Невеста Петра Федоровича, в то время пятнадцатилетняя девочка, сохранила яркие воспоминания о первой встрече с Елизаветой Петровной. Впоследствии она писала в своих мемуарах: «Когда мы прошли через все покои, нас ввели в приемную императрицы; она пошла к нам навстречу с порога своей парадной опочивальни. Поистине нельзя было тогда видеть ее в первый раз и не поразиться ея красотой и величественной осанкой. Это была женщина высокого роста, хотя очень полная, но ничуть от этого не терявшая и не испытывавшая ни малейшего стеснения во всех своих движениях; голова была также очень красива; на императрице в этот день были огромные фижмы, какие она любила носить, когда одевалась, что бывало с ней, впрочем, лишь в том случае, если она появлялась публично. Ее платье было из серебряного глазета с золотым галуном; на голове у нее было черное перо, воткнутое сбоку и стоявшее прямо, а прическа — из своих волос со множеством брильянтов». В тот же день Елизавета Петровна возложила на своих будущих родственниц знаки ордена Святой Екатерины.
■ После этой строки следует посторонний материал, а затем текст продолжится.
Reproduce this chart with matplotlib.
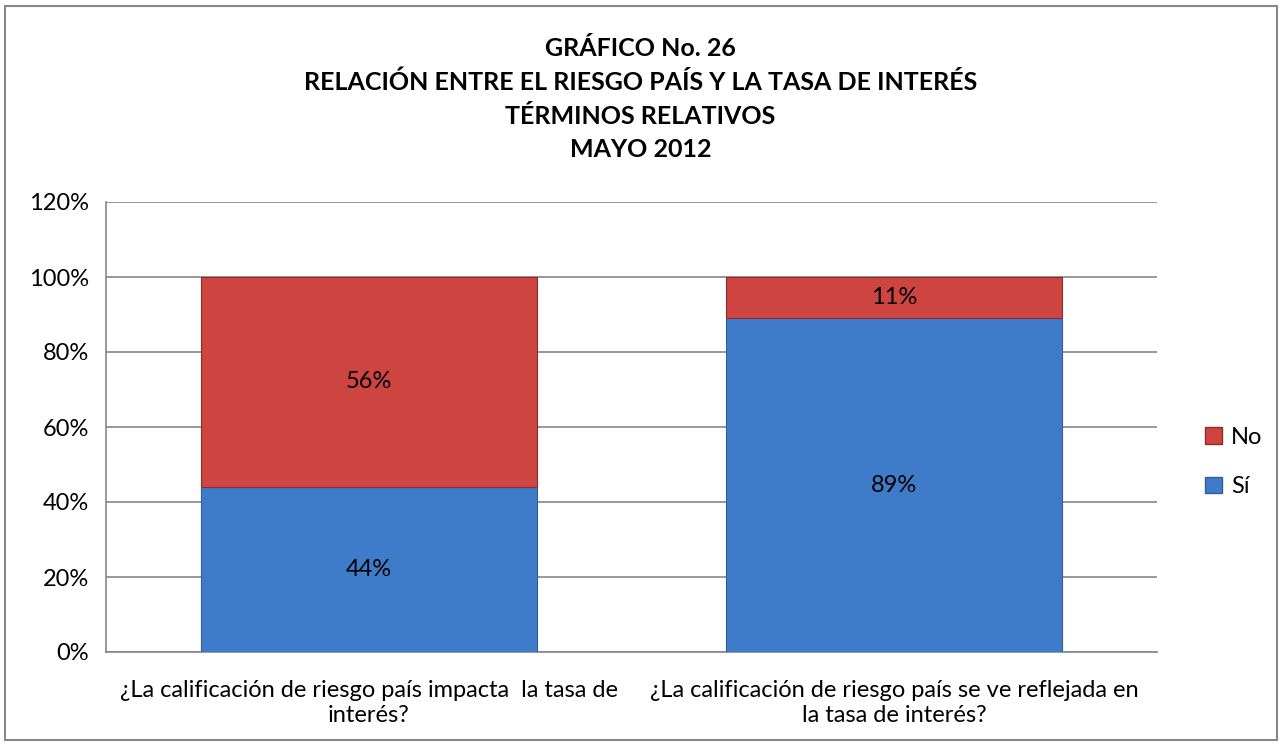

Вскоре отношение императрицы к принцессе Иоганне Елизавете изменилось, поскольку та ввязалась в придворные политические интриги в пользу Пруссии и Франции. В мае 1744 года Лесток даже сказал ей: «Можете, ваше высочество, готовиться к отъезду и укладываться». Вслед за тем между Елизаветой Петровной и Иоганной Елизаветой произошел длительный неприятный разговор, после которого первая появилась «с лицом очень красным и с видом разгневанным», а вторая — «с красными глазами и вся в слезах». Дело состояло в том, что принцесса в разговорах с Шетарди допустила не очень лестные отзывы об императрице, о чем стало известно из перехваченных депеш французского дипломата.
После этого объяснения Елизавета Петровна несколько смягчилась, но тем не менее продолжала обращаться с Иоганной Елизаветой холодно и сдержанно. Но это не распространялось на ее дочь, которой императрица выказывала знаки внимания и даже любви.